### Written problem
Nothing but the lines from the line with "Emit a Python script that matches this image, drawn with seaborn" to the line with "0.052, 0.049, 0.04]", both included, is to be repeated, and those exactly. Leave out the pictures.

..........

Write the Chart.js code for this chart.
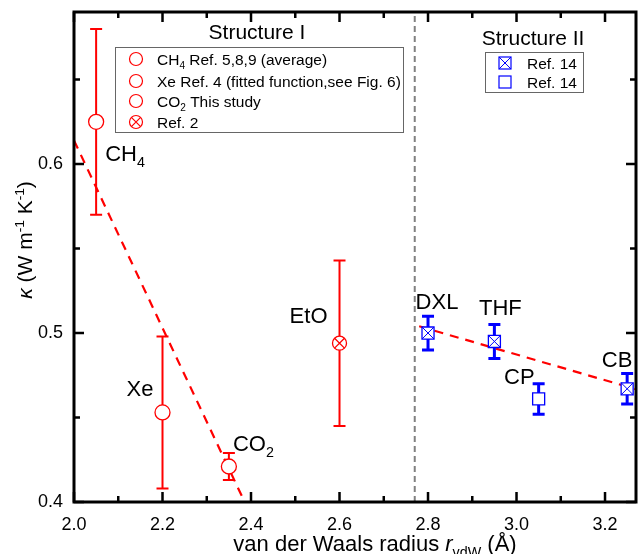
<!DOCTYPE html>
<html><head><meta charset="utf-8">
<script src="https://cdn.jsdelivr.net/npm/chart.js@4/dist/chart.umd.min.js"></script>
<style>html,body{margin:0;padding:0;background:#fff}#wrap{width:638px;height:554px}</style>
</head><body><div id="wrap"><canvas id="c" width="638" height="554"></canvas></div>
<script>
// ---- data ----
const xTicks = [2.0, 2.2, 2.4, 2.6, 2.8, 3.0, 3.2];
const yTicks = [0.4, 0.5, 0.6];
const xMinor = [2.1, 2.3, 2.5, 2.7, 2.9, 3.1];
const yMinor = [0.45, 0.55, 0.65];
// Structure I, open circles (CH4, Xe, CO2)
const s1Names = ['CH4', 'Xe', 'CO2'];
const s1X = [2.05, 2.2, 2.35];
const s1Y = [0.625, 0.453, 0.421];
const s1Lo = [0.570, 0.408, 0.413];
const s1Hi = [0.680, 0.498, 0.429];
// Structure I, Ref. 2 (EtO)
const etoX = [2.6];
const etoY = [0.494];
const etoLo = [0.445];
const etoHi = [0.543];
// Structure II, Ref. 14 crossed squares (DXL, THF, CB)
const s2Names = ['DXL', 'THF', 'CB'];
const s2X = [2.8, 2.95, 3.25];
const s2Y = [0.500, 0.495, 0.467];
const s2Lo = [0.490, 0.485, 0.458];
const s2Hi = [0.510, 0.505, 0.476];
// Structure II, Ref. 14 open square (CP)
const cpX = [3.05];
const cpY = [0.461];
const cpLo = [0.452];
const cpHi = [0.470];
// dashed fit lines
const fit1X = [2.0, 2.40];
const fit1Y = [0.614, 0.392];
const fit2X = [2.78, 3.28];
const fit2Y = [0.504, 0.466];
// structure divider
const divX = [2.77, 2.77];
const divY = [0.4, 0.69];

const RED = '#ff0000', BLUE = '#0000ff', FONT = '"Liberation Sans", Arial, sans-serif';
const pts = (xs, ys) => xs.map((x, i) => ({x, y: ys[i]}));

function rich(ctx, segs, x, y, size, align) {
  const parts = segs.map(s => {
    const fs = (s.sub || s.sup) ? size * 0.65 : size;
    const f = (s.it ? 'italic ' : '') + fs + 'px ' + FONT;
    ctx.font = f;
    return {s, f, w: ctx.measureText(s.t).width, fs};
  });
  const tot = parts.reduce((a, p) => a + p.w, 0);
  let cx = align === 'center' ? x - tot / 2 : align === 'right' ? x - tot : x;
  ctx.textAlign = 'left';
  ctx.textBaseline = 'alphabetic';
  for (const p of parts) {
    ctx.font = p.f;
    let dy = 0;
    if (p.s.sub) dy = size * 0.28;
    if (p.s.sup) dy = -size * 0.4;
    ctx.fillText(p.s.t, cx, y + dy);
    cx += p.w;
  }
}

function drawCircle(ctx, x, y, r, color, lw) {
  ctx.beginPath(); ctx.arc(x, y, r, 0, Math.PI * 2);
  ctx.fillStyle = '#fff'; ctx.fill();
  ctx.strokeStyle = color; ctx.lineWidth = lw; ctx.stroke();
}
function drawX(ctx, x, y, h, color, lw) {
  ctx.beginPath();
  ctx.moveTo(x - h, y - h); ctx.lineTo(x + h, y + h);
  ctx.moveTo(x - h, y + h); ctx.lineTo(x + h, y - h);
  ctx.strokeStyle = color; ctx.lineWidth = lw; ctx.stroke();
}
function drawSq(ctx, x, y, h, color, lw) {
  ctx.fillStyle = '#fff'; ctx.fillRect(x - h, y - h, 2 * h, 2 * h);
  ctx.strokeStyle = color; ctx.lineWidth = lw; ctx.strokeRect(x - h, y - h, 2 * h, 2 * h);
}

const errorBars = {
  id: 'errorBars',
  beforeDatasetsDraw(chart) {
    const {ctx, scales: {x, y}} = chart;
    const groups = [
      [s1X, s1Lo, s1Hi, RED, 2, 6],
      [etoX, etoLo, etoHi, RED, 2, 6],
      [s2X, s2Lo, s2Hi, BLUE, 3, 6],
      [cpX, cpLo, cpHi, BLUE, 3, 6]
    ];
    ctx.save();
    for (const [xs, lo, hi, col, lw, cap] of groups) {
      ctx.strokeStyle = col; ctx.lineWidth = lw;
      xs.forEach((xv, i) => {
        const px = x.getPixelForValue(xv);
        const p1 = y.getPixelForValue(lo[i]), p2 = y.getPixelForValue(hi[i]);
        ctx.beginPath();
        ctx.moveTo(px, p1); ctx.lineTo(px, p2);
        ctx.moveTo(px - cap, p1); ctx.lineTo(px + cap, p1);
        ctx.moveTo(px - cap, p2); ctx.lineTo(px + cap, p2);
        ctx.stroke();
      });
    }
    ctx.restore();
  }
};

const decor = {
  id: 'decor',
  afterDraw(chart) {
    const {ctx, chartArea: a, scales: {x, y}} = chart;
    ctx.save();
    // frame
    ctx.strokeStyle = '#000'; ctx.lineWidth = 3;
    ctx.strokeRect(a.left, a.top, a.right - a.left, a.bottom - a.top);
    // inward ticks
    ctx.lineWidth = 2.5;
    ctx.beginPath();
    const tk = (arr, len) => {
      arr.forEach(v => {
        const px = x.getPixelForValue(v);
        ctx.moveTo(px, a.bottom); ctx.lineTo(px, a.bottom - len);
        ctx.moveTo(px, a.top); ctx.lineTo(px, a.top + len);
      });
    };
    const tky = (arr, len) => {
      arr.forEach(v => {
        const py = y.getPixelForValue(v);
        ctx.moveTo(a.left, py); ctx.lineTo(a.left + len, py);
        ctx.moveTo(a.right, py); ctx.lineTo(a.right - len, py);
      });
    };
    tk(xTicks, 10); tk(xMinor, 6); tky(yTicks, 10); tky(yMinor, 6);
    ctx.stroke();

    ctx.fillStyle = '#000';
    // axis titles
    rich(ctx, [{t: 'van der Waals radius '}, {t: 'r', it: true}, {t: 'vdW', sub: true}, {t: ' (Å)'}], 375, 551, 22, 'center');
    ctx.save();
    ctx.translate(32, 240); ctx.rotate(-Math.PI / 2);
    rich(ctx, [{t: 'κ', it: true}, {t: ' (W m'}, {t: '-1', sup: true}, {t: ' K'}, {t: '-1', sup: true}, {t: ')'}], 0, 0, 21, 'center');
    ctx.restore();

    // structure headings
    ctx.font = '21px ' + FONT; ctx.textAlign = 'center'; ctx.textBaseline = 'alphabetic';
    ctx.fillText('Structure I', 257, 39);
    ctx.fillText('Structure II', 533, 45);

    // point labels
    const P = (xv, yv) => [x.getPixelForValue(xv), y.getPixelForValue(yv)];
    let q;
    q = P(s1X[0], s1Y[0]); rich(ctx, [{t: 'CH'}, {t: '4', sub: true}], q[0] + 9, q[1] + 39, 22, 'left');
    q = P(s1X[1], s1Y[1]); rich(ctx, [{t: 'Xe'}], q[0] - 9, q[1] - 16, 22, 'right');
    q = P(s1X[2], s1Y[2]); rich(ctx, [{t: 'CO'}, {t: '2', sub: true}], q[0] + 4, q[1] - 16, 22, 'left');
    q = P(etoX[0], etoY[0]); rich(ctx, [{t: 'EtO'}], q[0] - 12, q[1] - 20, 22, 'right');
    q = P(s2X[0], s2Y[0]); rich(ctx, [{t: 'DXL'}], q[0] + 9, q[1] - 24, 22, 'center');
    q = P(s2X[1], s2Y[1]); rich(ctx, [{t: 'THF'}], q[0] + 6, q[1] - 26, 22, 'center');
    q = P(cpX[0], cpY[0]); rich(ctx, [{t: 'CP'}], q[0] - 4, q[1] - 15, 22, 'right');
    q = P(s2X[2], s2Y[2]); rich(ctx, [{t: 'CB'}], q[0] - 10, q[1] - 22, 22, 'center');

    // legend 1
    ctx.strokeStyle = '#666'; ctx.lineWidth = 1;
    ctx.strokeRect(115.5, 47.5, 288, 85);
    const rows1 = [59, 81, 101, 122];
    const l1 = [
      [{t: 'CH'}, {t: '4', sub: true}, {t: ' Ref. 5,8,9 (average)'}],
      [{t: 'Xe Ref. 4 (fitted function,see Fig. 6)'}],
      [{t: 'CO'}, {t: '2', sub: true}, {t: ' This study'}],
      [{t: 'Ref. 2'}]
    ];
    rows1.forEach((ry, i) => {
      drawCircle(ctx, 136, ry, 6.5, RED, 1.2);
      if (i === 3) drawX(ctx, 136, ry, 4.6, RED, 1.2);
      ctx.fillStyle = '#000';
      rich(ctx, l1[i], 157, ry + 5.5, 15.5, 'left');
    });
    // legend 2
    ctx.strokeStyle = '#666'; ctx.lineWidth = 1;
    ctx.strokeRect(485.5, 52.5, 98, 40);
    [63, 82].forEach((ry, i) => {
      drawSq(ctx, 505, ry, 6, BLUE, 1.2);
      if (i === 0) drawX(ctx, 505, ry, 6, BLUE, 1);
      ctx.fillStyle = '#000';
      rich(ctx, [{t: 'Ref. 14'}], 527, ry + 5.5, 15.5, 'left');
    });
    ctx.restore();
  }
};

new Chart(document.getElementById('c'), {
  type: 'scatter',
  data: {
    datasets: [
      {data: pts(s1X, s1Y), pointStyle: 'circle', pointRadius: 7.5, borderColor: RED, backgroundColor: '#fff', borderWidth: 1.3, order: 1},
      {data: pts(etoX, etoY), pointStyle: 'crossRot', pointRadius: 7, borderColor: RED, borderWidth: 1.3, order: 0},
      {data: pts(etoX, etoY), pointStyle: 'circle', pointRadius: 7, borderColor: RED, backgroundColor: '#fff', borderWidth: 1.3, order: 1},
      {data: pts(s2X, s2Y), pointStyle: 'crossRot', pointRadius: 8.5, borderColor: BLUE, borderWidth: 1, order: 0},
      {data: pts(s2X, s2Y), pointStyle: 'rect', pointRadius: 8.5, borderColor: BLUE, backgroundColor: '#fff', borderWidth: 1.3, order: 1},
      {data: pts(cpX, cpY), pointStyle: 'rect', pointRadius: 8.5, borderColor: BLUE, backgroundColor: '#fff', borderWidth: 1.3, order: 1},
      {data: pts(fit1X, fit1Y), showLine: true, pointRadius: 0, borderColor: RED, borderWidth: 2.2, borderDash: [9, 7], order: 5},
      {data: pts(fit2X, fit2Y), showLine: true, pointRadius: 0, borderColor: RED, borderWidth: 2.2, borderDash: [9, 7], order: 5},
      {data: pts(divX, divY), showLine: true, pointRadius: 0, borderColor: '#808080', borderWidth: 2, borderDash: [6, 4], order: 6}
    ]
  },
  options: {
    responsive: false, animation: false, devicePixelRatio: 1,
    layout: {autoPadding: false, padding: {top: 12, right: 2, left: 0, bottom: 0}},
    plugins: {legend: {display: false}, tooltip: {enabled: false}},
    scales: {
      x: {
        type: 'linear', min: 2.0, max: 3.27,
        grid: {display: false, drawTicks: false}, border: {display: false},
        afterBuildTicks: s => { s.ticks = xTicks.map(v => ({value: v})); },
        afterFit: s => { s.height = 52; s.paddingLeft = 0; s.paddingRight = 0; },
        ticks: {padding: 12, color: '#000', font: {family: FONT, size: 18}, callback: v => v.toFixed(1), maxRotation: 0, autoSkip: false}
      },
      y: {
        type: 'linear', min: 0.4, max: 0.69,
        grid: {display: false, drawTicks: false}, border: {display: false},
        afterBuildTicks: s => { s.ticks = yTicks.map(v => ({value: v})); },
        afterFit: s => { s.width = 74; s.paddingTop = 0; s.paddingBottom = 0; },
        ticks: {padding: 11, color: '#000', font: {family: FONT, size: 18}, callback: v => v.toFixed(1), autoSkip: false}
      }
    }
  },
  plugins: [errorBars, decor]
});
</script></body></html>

..........

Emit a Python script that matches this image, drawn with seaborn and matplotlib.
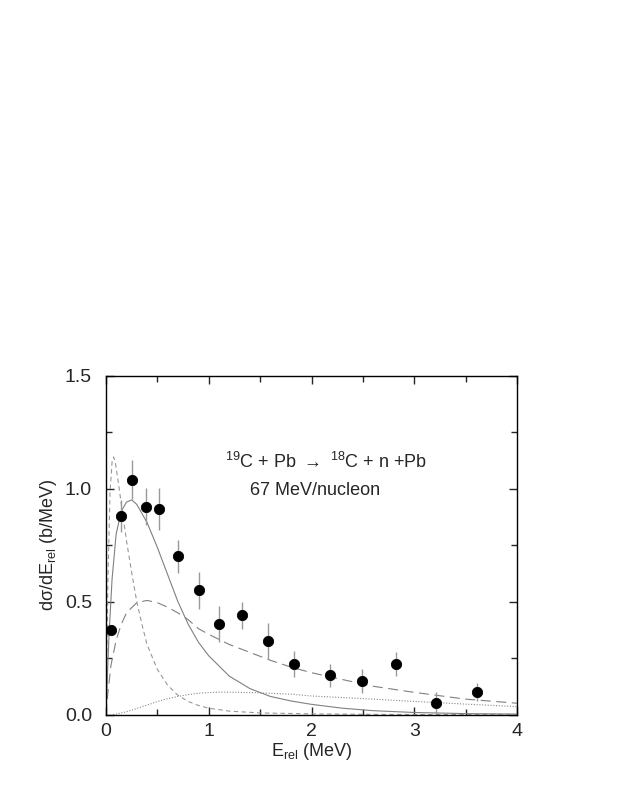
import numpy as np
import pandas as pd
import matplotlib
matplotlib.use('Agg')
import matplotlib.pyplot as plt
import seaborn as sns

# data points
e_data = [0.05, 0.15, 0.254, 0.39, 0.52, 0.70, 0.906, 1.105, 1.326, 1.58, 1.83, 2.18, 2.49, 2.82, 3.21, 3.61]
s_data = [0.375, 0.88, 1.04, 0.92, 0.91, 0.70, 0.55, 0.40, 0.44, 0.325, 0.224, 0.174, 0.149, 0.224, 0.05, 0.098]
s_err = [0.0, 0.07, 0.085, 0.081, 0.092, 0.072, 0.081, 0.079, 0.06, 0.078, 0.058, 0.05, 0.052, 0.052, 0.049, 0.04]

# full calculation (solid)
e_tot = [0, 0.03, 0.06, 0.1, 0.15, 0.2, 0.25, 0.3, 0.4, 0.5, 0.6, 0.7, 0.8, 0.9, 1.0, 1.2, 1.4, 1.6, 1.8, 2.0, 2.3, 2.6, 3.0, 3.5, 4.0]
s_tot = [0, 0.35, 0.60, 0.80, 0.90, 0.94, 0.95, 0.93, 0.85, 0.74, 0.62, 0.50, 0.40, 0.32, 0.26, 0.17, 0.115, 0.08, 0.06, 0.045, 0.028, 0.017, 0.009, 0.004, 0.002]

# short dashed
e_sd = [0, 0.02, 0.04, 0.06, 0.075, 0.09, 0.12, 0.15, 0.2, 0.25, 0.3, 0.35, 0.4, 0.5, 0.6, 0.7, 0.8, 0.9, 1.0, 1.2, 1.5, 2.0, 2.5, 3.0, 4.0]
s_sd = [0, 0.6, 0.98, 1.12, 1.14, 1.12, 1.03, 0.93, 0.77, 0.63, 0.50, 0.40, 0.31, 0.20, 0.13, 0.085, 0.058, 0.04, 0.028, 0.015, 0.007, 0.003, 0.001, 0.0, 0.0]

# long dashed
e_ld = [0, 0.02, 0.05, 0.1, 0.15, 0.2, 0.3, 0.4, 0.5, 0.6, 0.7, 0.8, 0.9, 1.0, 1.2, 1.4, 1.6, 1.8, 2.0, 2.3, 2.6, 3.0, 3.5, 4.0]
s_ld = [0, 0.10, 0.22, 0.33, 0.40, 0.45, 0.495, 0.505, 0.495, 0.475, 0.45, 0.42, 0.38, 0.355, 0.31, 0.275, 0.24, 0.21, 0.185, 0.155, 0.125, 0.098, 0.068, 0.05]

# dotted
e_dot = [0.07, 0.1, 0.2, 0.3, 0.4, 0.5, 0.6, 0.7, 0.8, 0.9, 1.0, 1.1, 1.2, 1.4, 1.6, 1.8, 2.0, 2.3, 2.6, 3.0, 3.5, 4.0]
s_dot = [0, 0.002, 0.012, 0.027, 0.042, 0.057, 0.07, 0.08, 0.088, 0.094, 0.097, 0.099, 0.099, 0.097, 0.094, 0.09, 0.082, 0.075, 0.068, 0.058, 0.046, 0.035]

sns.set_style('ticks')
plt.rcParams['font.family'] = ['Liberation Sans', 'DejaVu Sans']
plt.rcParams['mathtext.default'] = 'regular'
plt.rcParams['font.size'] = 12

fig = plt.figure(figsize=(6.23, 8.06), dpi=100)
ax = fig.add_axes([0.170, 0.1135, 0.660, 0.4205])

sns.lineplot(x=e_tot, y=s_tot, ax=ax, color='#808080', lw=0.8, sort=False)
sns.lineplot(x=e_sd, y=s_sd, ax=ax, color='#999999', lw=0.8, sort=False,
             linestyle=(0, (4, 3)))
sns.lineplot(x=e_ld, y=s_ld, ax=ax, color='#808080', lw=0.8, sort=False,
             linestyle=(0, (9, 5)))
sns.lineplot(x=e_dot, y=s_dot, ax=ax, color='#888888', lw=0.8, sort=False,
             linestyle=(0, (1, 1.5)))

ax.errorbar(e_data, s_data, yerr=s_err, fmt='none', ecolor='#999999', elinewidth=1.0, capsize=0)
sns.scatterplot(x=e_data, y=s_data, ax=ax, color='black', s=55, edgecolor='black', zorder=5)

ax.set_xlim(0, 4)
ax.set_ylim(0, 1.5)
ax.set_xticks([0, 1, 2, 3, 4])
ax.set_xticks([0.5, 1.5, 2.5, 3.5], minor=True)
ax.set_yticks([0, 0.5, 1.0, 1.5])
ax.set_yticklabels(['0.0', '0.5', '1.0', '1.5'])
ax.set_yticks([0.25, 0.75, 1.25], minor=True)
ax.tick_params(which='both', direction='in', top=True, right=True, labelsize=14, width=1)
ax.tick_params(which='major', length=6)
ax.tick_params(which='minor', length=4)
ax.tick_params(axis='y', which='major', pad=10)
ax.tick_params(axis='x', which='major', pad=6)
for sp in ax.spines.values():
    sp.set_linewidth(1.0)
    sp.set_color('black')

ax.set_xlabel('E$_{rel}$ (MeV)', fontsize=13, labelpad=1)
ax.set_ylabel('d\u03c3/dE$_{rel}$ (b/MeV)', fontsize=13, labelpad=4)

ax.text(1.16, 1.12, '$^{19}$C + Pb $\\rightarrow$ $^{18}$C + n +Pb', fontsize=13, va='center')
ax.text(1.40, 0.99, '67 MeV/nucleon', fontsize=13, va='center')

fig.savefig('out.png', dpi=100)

..........

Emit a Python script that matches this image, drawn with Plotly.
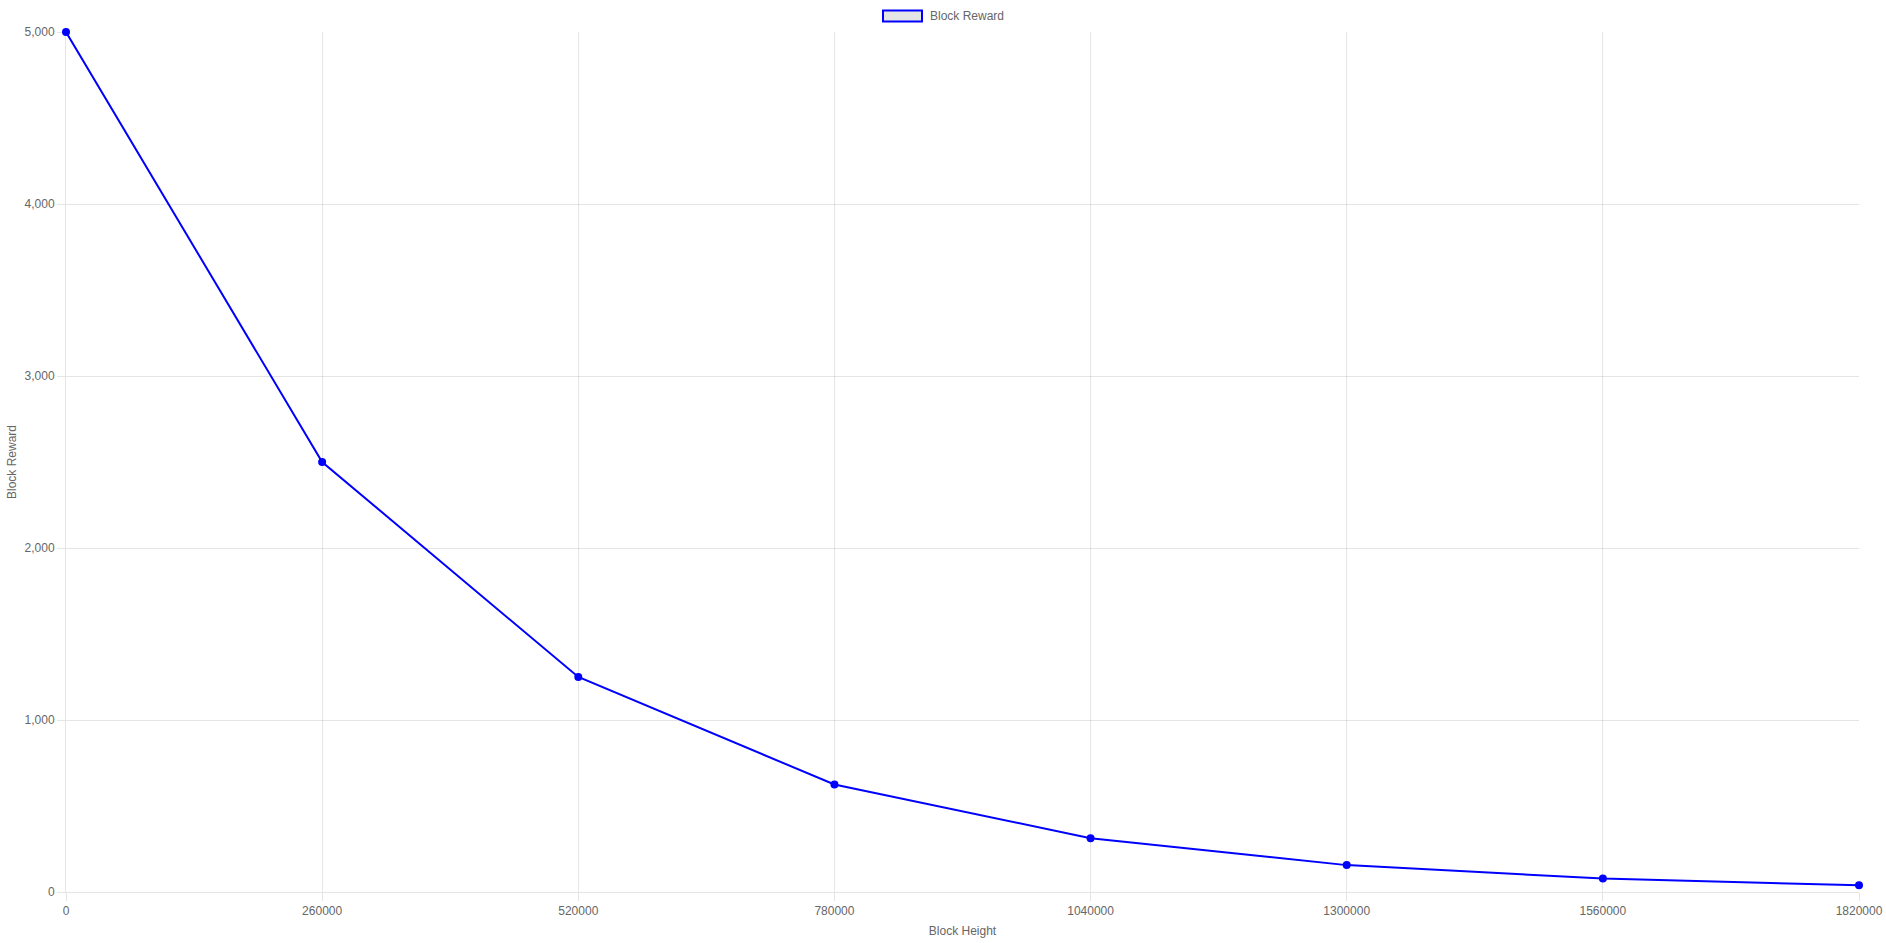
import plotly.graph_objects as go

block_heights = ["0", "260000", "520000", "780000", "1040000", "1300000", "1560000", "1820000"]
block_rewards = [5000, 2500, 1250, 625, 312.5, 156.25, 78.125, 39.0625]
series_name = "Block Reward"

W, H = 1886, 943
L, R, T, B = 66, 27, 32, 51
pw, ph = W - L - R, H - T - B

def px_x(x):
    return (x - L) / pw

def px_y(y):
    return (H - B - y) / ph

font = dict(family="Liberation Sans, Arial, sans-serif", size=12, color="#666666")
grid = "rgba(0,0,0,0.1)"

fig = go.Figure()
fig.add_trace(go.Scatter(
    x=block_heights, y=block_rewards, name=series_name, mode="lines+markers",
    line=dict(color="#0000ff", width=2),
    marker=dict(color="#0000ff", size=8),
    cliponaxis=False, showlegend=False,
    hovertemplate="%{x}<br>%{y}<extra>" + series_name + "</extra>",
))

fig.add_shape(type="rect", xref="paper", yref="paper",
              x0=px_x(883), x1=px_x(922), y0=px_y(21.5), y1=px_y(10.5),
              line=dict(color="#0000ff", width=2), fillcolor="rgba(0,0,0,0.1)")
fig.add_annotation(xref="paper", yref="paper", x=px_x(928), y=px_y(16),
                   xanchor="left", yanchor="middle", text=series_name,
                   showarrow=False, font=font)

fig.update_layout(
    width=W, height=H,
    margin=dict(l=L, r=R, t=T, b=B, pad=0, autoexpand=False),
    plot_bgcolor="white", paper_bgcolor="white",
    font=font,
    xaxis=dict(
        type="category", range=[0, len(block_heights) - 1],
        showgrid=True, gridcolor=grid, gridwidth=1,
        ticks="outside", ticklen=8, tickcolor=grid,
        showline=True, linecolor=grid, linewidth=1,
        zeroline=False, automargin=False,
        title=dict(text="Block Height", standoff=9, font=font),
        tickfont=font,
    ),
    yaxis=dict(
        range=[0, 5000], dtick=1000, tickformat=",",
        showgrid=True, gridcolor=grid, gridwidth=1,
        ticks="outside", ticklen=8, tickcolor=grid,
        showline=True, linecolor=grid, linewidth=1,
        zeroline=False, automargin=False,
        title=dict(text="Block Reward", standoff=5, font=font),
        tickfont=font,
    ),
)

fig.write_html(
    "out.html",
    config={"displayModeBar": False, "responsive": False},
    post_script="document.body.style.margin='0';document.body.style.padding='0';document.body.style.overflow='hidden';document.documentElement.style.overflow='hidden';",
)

..........

### Worked answer
Emit a Python script that matches this image, drawn with seaborn and matplotlib.
import numpy as np
import pandas as pd
import matplotlib
matplotlib.use('Agg')
import matplotlib.pyplot as plt
import seaborn as sns

# data points
e_data = [0.05, 0.15, 0.254, 0.39, 0.52, 0.70, 0.906, 1.105, 1.326, 1.58, 1.83, 2.18, 2.49, 2.82, 3.21, 3.61]
s_data = [0.375, 0.88, 1.04, 0.92, 0.91, 0.70, 0.55, 0.40, 0.44, 0.325, 0.224, 0.174, 0.149, 0.224, 0.05, 0.098]
s_err = [0.0, 0.07, 0.085, 0.081, 0.092, 0.072, 0.081, 0.079, 0.06, 0.078, 0.058, 0.05, 0.052, 0.052, 0.049, 0.04]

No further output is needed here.